# [Supplied data]
— begin —

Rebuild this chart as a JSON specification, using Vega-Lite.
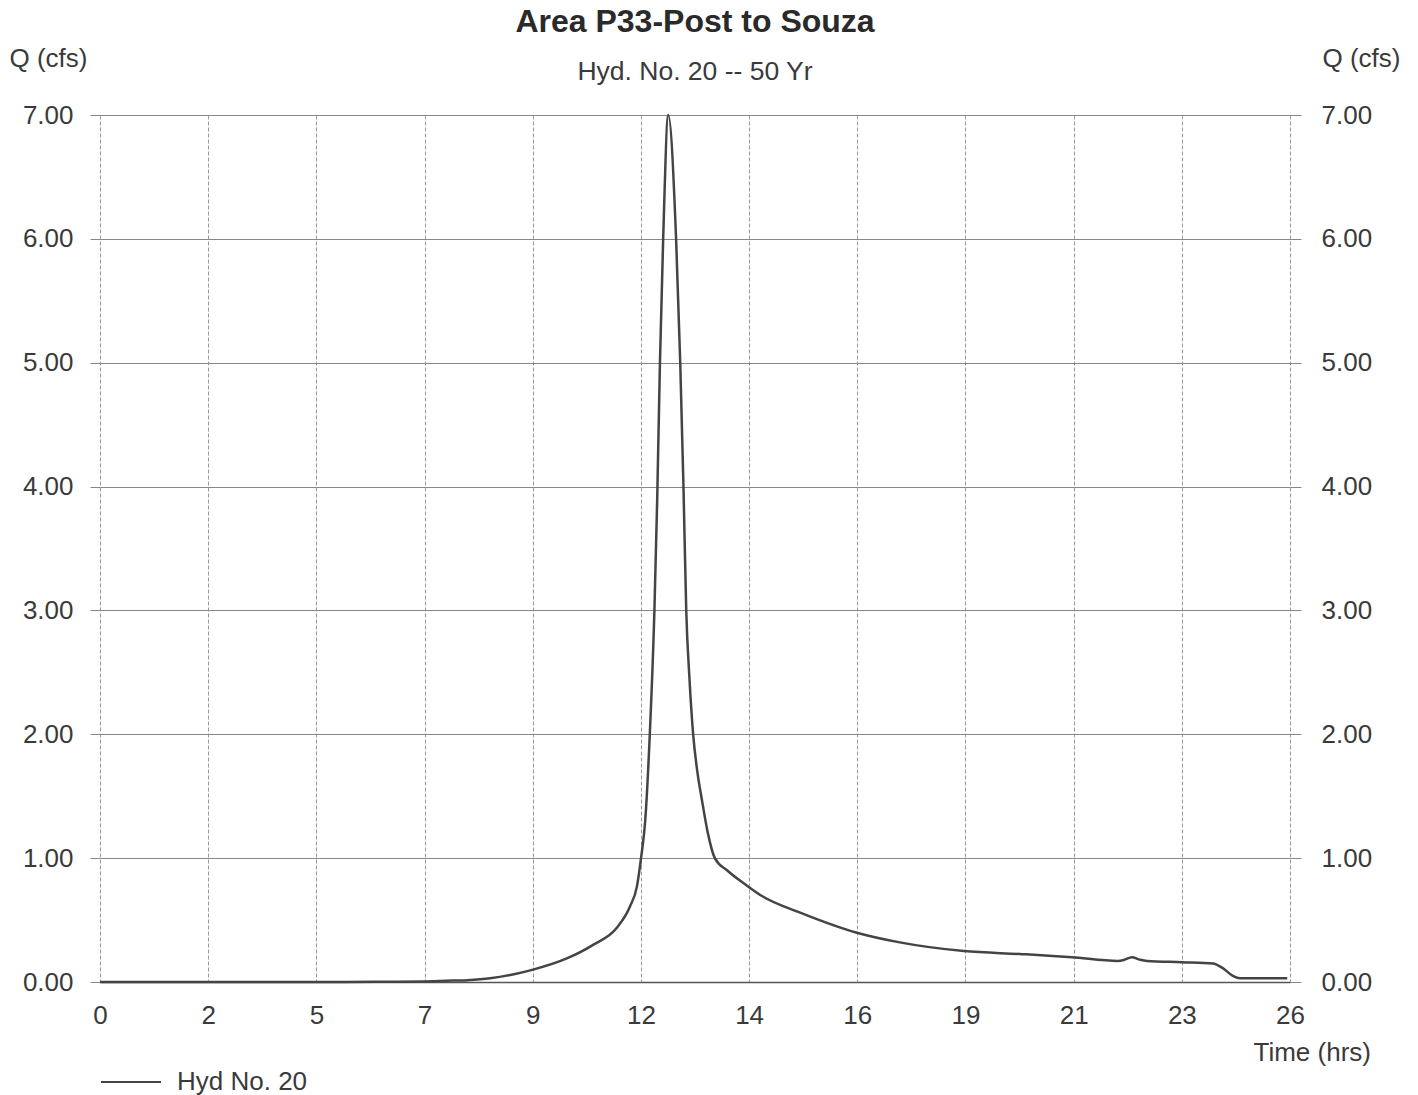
{
  "$schema": "https://vega.github.io/schema/vega-lite/v6.json",
  "autosize": {"type": "none"},
  "padding": {"left": 100, "top": 115, "right": 128, "bottom": 113},
  "width": 1190,
  "height": 867,
  "background": "white",
  "title": {
    "text": "Area P33-Post to Souza",
    "subtitle": "Hyd. No. 20 -- 50 Yr",
    "anchor": "middle",
    "frame": "group",
    "font": "Liberation Sans",
    "fontSize": 32,
    "fontWeight": "bold",
    "color": "#2a2a2a",
    "subtitleFont": "Liberation Sans",
    "subtitleFontSize": 26.5,
    "subtitleColor": "#3a3a3a",
    "subtitlePadding": 20,
    "offset": -41
  },
  "config": {
    "view": {"stroke": null},
    "font": "Liberation Sans",
    "axis": {
      "labelFont": "Liberation Sans",
      "labelFontSize": 26,
      "labelColor": "#3a3a3a",
      "titleFont": "Liberation Sans",
      "titleFontSize": 26,
      "titleFontWeight": "normal",
      "titleColor": "#3a3a3a"
    }
  },
  "data": {
    "values": [
      {"t": 0, "q": 0, "s": "Hyd No. 20"},
      {"t": 2, "q": 0, "s": "Hyd No. 20"},
      {"t": 4, "q": 0, "s": "Hyd No. 20"},
      {"t": 6, "q": 0.002, "s": "Hyd No. 20"},
      {"t": 7, "q": 0.005, "s": "Hyd No. 20"},
      {"t": 7.5, "q": 0.01, "s": "Hyd No. 20"},
      {"t": 7.96, "q": 0.015, "s": "Hyd No. 20"},
      {"t": 8.46, "q": 0.03, "s": "Hyd No. 20"},
      {"t": 9.0, "q": 0.065, "s": "Hyd No. 20"},
      {"t": 9.39, "q": 0.1, "s": "Hyd No. 20"},
      {"t": 10.12, "q": 0.19, "s": "Hyd No. 20"},
      {"t": 10.69, "q": 0.3, "s": "Hyd No. 20"},
      {"t": 11.21, "q": 0.44, "s": "Hyd No. 20"},
      {"t": 11.49, "q": 0.61, "s": "Hyd No. 20"},
      {"t": 11.64, "q": 0.77, "s": "Hyd No. 20"},
      {"t": 11.73, "q": 1.0, "s": "Hyd No. 20"},
      {"t": 11.82, "q": 1.3, "s": "Hyd No. 20"},
      {"t": 11.92, "q": 2.0, "s": "Hyd No. 20"},
      {"t": 12.02, "q": 3.0, "s": "Hyd No. 20"},
      {"t": 12.08, "q": 3.89, "s": "Hyd No. 20"},
      {"t": 12.14, "q": 5.0, "s": "Hyd No. 20"},
      {"t": 12.21, "q": 6.0, "s": "Hyd No. 20"},
      {"t": 12.32, "q": 7.0, "s": "Hyd No. 20"},
      {"t": 12.49, "q": 6.0, "s": "Hyd No. 20"},
      {"t": 12.58, "q": 5.0, "s": "Hyd No. 20"},
      {"t": 12.65, "q": 4.0, "s": "Hyd No. 20"},
      {"t": 12.71, "q": 3.0, "s": "Hyd No. 20"},
      {"t": 12.78, "q": 2.45, "s": "Hyd No. 20"},
      {"t": 12.86, "q": 2.0, "s": "Hyd No. 20"},
      {"t": 12.95, "q": 1.7, "s": "Hyd No. 20"},
      {"t": 13.05, "q": 1.47, "s": "Hyd No. 20"},
      {"t": 13.18, "q": 1.2, "s": "Hyd No. 20"},
      {"t": 13.33, "q": 1.0, "s": "Hyd No. 20"},
      {"t": 13.6, "q": 0.9, "s": "Hyd No. 20"},
      {"t": 14.02, "q": 0.78, "s": "Hyd No. 20"},
      {"t": 14.37, "q": 0.69, "s": "Hyd No. 20"},
      {"t": 15.18, "q": 0.56, "s": "Hyd No. 20"},
      {"t": 16.39, "q": 0.4, "s": "Hyd No. 20"},
      {"t": 17.34, "q": 0.32, "s": "Hyd No. 20"},
      {"t": 18.73, "q": 0.25, "s": "Hyd No. 20"},
      {"t": 20.0, "q": 0.225, "s": "Hyd No. 20"},
      {"t": 21.07, "q": 0.2, "s": "Hyd No. 20"},
      {"t": 22.07, "q": 0.17, "s": "Hyd No. 20"},
      {"t": 22.2, "q": 0.178, "s": "Hyd No. 20"},
      {"t": 22.37, "q": 0.2, "s": "Hyd No. 20"},
      {"t": 22.55, "q": 0.18, "s": "Hyd No. 20"},
      {"t": 22.7, "q": 0.17, "s": "Hyd No. 20"},
      {"t": 23.46, "q": 0.16, "s": "Hyd No. 20"},
      {"t": 24.13, "q": 0.15, "s": "Hyd No. 20"},
      {"t": 24.35, "q": 0.11, "s": "Hyd No. 20"},
      {"t": 24.56, "q": 0.05, "s": "Hyd No. 20"},
      {"t": 24.72, "q": 0.03, "s": "Hyd No. 20"},
      {"t": 25.74, "q": 0.03, "s": "Hyd No. 20"}
    ]
  },
  "encoding": {
    "x": {
      "field": "t",
      "type": "quantitative",
      "scale": {"domain": [0, 25.8], "nice": false, "zero": false},
      "axis": {
        "values": [0, 2.345, 4.691, 7.036, 9.382, 11.727, 14.073, 16.418, 18.764, 21.109, 23.455, 25.8],
        "format": ".0f",
        "title": "Time (hrs)",
        "titleAngle": 0,
        "titleAlign": "left",
        "titleBaseline": "middle",
        "titleX": 1153,
        "titleY": 70,
        "ticks": false,
        "labelPadding": 20,
        "labelFlush": false,
        "labelOverlap": false,
        "labelBound": false,
        "domain": true,
        "domainColor": "#555555",
        "domainWidth": 1.5,
        "grid": true,
        "gridColor": "#9a9a9a",
        "gridWidth": 1,
        "gridDash": [4, 2]
      }
    }
  },
  "layer": [
    {
      "mark": {"type": "line", "strokeWidth": 2.5, "interpolate": "monotone"},
      "encoding": {
        "y": {
          "field": "q",
          "type": "quantitative",
          "scale": {"domain": [0, 7], "nice": false},
          "axis": {
            "orient": "left",
            "values": [0, 1, 2, 3, 4, 5, 6, 7],
            "format": ".2f",
            "title": "Q (cfs)",
            "titleAngle": 0,
            "titleAlign": "left",
            "titleBaseline": "middle",
            "titleX": -91,
            "titleY": -57,
            "domain": false,
            "ticks": true,
            "tickSize": 10,
            "tickColor": "#888888",
            "labelPadding": 17,
            "grid": true,
            "gridColor": "#888888",
            "gridWidth": 1
          }
        },
        "color": {
          "field": "s",
          "type": "nominal",
          "scale": {"domain": ["Hyd No. 20"], "range": ["#444444"]},
          "legend": {
            "title": null,
            "orient": "none",
            "legendX": 0,
            "legendY": 936,
            "padding": 0,
            "symbolType": "stroke",
            "symbolSize": 3600,
            "symbolStrokeWidth": 2,
            "labelFont": "Liberation Sans",
            "labelFontSize": 26,
            "labelColor": "#3a3a3a",
            "labelOffset": 15
          }
        }
      }
    },
    {
      "mark": {"type": "line", "strokeOpacity": 0, "interpolate": "monotone"},
      "encoding": {
        "y": {
          "field": "q",
          "type": "quantitative",
          "scale": {"domain": [0, 7], "nice": false},
          "axis": {
            "orient": "right",
            "values": [0, 1, 2, 3, 4, 5, 6, 7],
            "format": ".2f",
            "title": "Q (cfs)",
            "titleAngle": 0,
            "titleAlign": "left",
            "titleBaseline": "middle",
            "titleX": 32,
            "titleY": -57,
            "domain": false,
            "ticks": true,
            "tickSize": 11,
            "tickColor": "#888888",
            "labelPadding": 20,
            "grid": false
          }
        }
      }
    }
  ],
  "resolve": {"axis": {"y": "independent"}}
}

— end —

Without the images, write out each line of the data verbatim.

Rebuild this chart as a JSON specification, using Vega-Lite.
{
  "$schema": "https://vega.github.io/schema/vega-lite/v6.json",
  "autosize": {"type": "none"},
  "padding": {"left": 100, "top": 115, "right": 128, "bottom": 113},
  "width": 1190,
  "height": 867,
  "background": "white",
  "title": {
    "text": "Area P33-Post to Souza",
    "subtitle": "Hyd. No. 20 -- 50 Yr",
    "anchor": "middle",
    "frame": "group",
    "font": "Liberation Sans",
    "fontSize": 32,
    "fontWeight": "bold",
    "color": "#2a2a2a",
    "subtitleFont": "Liberation Sans",
    "subtitleFontSize": 26.5,
    "subtitleColor": "#3a3a3a",
    "subtitlePadding": 20,
    "offset": -41
  },
  "config": {
    "view": {"stroke": null},
    "font": "Liberation Sans",
    "axis": {
      "labelFont": "Liberation Sans",
      "labelFontSize": 26,
      "labelColor": "#3a3a3a",
      "titleFont": "Liberation Sans",
      "titleFontSize": 26,
      "titleFontWeight": "normal",
      "titleColor": "#3a3a3a"
    }
  },
  "data": {
    "values": [
      {"t": 0, "q": 0, "s": "Hyd No. 20"},
      {"t": 2, "q": 0, "s": "Hyd No. 20"},
      {"t": 4, "q": 0, "s": "Hyd No. 20"},
      {"t": 6, "q": 0.002, "s": "Hyd No. 20"},
      {"t": 7, "q": 0.005, "s": "Hyd No. 20"},
      {"t": 7.5, "q": 0.01, "s": "Hyd No. 20"},
      {"t": 7.96, "q": 0.015, "s": "Hyd No. 20"},
      {"t": 8.46, "q": 0.03, "s": "Hyd No. 20"},
      {"t": 9.0, "q": 0.065, "s": "Hyd No. 20"},
      {"t": 9.39, "q": 0.1, "s": "Hyd No. 20"},
      {"t": 10.12, "q": 0.19, "s": "Hyd No. 20"},
      {"t": 10.69, "q": 0.3, "s": "Hyd No. 20"},
      {"t": 11.21, "q": 0.44, "s": "Hyd No. 20"},
      {"t": 11.49, "q": 0.61, "s": "Hyd No. 20"},
      {"t": 11.64, "q": 0.77, "s": "Hyd No. 20"},
      {"t": 11.73, "q": 1.0, "s": "Hyd No. 20"},
      {"t": 11.82, "q": 1.3, "s": "Hyd No. 20"},
      {"t": 11.92, "q": 2.0, "s": "Hyd No. 20"},
      {"t": 12.02, "q": 3.0, "s": "Hyd No. 20"},
      {"t": 12.08, "q": 3.89, "s": "Hyd No. 20"},
      {"t": 12.14, "q": 5.0, "s": "Hyd No. 20"},
      {"t": 12.21, "q": 6.0, "s": "Hyd No. 20"},
      {"t": 12.32, "q": 7.0, "s": "Hyd No. 20"},
      {"t": 12.49, "q": 6.0, "s": "Hyd No. 20"},
      {"t": 12.58, "q": 5.0, "s": "Hyd No. 20"},
      {"t": 12.65, "q": 4.0, "s": "Hyd No. 20"},
      {"t": 12.71, "q": 3.0, "s": "Hyd No. 20"},
      {"t": 12.78, "q": 2.45, "s": "Hyd No. 20"},
      {"t": 12.86, "q": 2.0, "s": "Hyd No. 20"},
      {"t": 12.95, "q": 1.7, "s": "Hyd No. 20"},
      {"t": 13.05, "q": 1.47, "s": "Hyd No. 20"},
      {"t": 13.18, "q": 1.2, "s": "Hyd No. 20"},
      {"t": 13.33, "q": 1.0, "s": "Hyd No. 20"},
      {"t": 13.6, "q": 0.9, "s": "Hyd No. 20"},
      {"t": 14.02, "q": 0.78, "s": "Hyd No. 20"},
      {"t": 14.37, "q": 0.69, "s": "Hyd No. 20"},
      {"t": 15.18, "q": 0.56, "s": "Hyd No. 20"},
      {"t": 16.39, "q": 0.4, "s": "Hyd No. 20"},
      {"t": 17.34, "q": 0.32, "s": "Hyd No. 20"},
      {"t": 18.73, "q": 0.25, "s": "Hyd No. 20"},
      {"t": 20.0, "q": 0.225, "s": "Hyd No. 20"},
      {"t": 21.07, "q": 0.2, "s": "Hyd No. 20"},
      {"t": 22.07, "q": 0.17, "s": "Hyd No. 20"},
      {"t": 22.2, "q": 0.178, "s": "Hyd No. 20"},
      {"t": 22.37, "q": 0.2, "s": "Hyd No. 20"},
      {"t": 22.55, "q": 0.18, "s": "Hyd No. 20"},
      {"t": 22.7, "q": 0.17, "s": "Hyd No. 20"},
      {"t": 23.46, "q": 0.16, "s": "Hyd No. 20"},
      {"t": 24.13, "q": 0.15, "s": "Hyd No. 20"},
      {"t": 24.35, "q": 0.11, "s": "Hyd No. 20"},
      {"t": 24.56, "q": 0.05, "s": "Hyd No. 20"},
      {"t": 24.72, "q": 0.03, "s": "Hyd No. 20"},
      {"t": 25.74, "q": 0.03, "s": "Hyd No. 20"}
    ]
  },
  "encoding": {
    "x": {
      "field": "t",
      "type": "quantitative",
      "scale": {"domain": [0, 25.8], "nice": false, "zero": false},
      "axis": {
        "values": [0, 2.345, 4.691, 7.036, 9.382, 11.727, 14.073, 16.418, 18.764, 21.109, 23.455, 25.8],
        "format": ".0f",
        "title": "Time (hrs)",
        "titleAngle": 0,
        "titleAlign": "left",
        "titleBaseline": "middle",
        "titleX": 1153,
        "titleY": 70,
        "ticks": false,
        "labelPadding": 20,
        "labelFlush": false,
        "labelOverlap": false,
        "labelBound": false,
        "domain": true,
        "domainColor": "#555555",
        "domainWidth": 1.5,
        "grid": true,
        "gridColor": "#9a9a9a",
        "gridWidth": 1,
        "gridDash": [4, 2]
      }
    }
  },
  "layer": [
    {
      "mark": {"type": "line", "strokeWidth": 2.5, "interpolate": "monotone"},
      "encoding": {
        "y": {
          "field": "q",
          "type": "quantitative",
          "scale": {"domain": [0, 7], "nice": false},
          "axis": {
            "orient": "left",
            "values": [0, 1, 2, 3, 4, 5, 6, 7],
            "format": ".2f",
            "title": "Q (cfs)",
            "titleAngle": 0,
            "titleAlign": "left",
            "titleBaseline": "middle",
            "titleX": -91,
            "titleY": -57,
            "domain": false,
            "ticks": true,
            "tickSize": 10,
            "tickColor": "#888888",
            "labelPadding": 17,
            "grid": true,
            "gridColor": "#888888",
            "gridWidth": 1
          }
        },
        "color": {
          "field": "s",
          "type": "nominal",
          "scale": {"domain": ["Hyd No. 20"], "range": ["#444444"]},
          "legend": {
            "title": null,
            "orient": "none",
            "legendX": 0,
            "legendY": 936,
            "padding": 0,
            "symbolType": "stroke",
            "symbolSize": 3600,
            "symbolStrokeWidth": 2,
            "labelFont": "Liberation Sans",
            "labelFontSize": 26,
            "labelColor": "#3a3a3a",
            "labelOffset": 15
          }
        }
      }
    },
    {
      "mark": {"type": "line", "strokeOpacity": 0, "interpolate": "monotone"},
      "encoding": {
        "y": {
          "field": "q",
          "type": "quantitative",
          "scale": {"domain": [0, 7], "nice": false},
          "axis": {
            "orient": "right",
            "values": [0, 1, 2, 3, 4, 5, 6, 7],
            "format": ".2f",
            "title": "Q (cfs)",
            "titleAngle": 0,
            "titleAlign": "left",
            "titleBaseline": "middle",
            "titleX": 32,
            "titleY": -57,
            "domain": false,
            "ticks": true,
            "tickSize": 11,
            "tickColor": "#888888",
            "labelPadding": 20,
            "grid": false
          }
        }
      }
    }
  ],
  "resolve": {"axis": {"y": "independent"}}
}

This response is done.